The hint is only about disproving the validity of the "evident" pre-additive structure with pointwise operations. Your (EDIT: attempted) solution is much better, as it is about disproving the existence of any pre-additive structure.

Alternatively, notice that in every pre-additive category the canonical map $X \sqcup Y \to X \times Y$ from the binary coproduct to the binary product (in case these exist) is an isomorphism. Which clearly fails for groups.

The category of rings is not pre-additive since there are no zero morphisms. For example, there is no ring homomorphism $\mathbb{Q} \to \mathbb{F}_2$.

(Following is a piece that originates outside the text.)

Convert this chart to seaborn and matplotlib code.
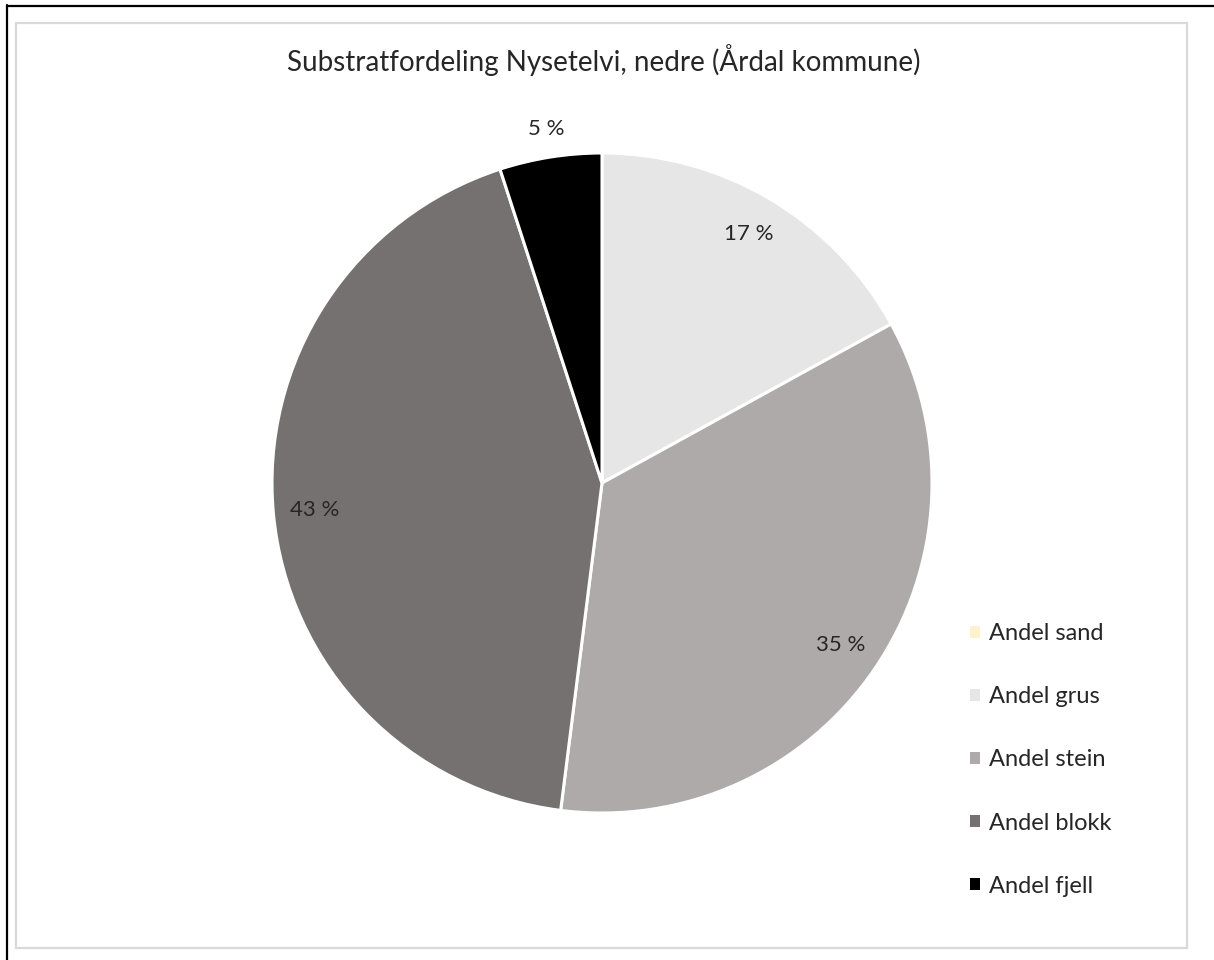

The category of non-unital rings has zero morphisms but is also not pre-additive for the same argument as for groups above. See here for a description of the coproduct of rings, the non-unital case is even easier to describe.

Answer 2

There is a mistake in your argument.

You say that whatever the $0$ element of $\mathrm{Hom}(G,G)$ is, it must commute with every element of $\mathrm{Hom}(G,G)$. This is correct.

You then say that this means that the $0$ element must commute with every element of $\mathrm{Inn}(G)$. This is also correct.

Then you claim that it must be the identity morphism, because $Z(\mathrm{Inn}(G))=\{\mathrm{id}_G\}$. This does not follow.

You know that $0$ centralizes every element of $\mathrm{Inn}(G)$. If it lies in $\mathrm{Inn}(G)$ (or in fact, if it lies in $\mathrm{Aut}(G)$, since your $G$ has no outer automorphism), then it is true that it must lie in the center of $\mathrm{Inn}(G)$. But you have no warrant for claiming that this is the case. You have not shown that the $0$ element of $\mathrm{Hom}(G,G)$ must in fact be an automorphism, let alone an inner automorphism.

For example, the trivial endomorphism $z\colon G\to G$ with $z(g)=e$ for all $g\in G$ satisfies that $zf=fz=z$ for all $f\in\mathrm{Hom}(G,G)$. So it commutes with all elements of $\mathrm{Hom}(G,G)$ without being in $\mathrm{Inn}(G)$. It commutes/centralizes those elements, but it does not lie in its center (because it's not an automorphism). So how do you know that the zero element of the additive structure is not this particular endomorphism? (One can prove it isn't, but you have not done so) How do you know that the zero element of the additive structure is necessarily an automorphism?

Answer 3

The hint is only about a specific pre-additive structure. In this case there is another elementary argument for this specific structure (and perhaps this was intended by the hint): Let $f\colon G\rightarrow G$ and $g\colon G\rightarrow G$ be any elements of $Hom(G,G)$. Suppose that the category of groups is pre-additive. Then $Hom(G,G)$ is an abelian group with the operation $(f+g)(x)=f(x)\circ g(x)$. Since we are not assuming that $G$ is abelian, we may rewrite the RHS just by $(f+g)(x)=f(x)g(x)$. Since $Hom(G,G)$ is a group with the above operation, it is closed with respect to this operation, i.e., the map $x\mapsto f(x)g(x)$ is a group homomorphism from $G$ to $G$. Now let $G=\langle a,b\rangle$ be the free group on two generators. By the universal property of a free group, the following definitions yield group homomorphisms from $G$ to $G$: \begin{align*} f \colon \langle a,b\rangle & \rightarrow \langle a,b\rangle, a\mapsto a^2, \; b\mapsto b, \\ g \colon \langle a,b\rangle & \rightarrow \langle a,b\rangle, a\mapsto a, \; b\mapsto b^2. \end{align*} Let $x=ab$. Since $x\mapsto f(x)g(x)$ is a group homomorphism, we have the equivalences \begin{align*} f(ab)g(ab) & = (f(a)g(a))(f(b)g(b)) \\ (a^2b)(ab^2) & = (a^2a)(bb^2) =a^3b^3. \end{align*} This is a contradiction, since both words are reduced but not equal.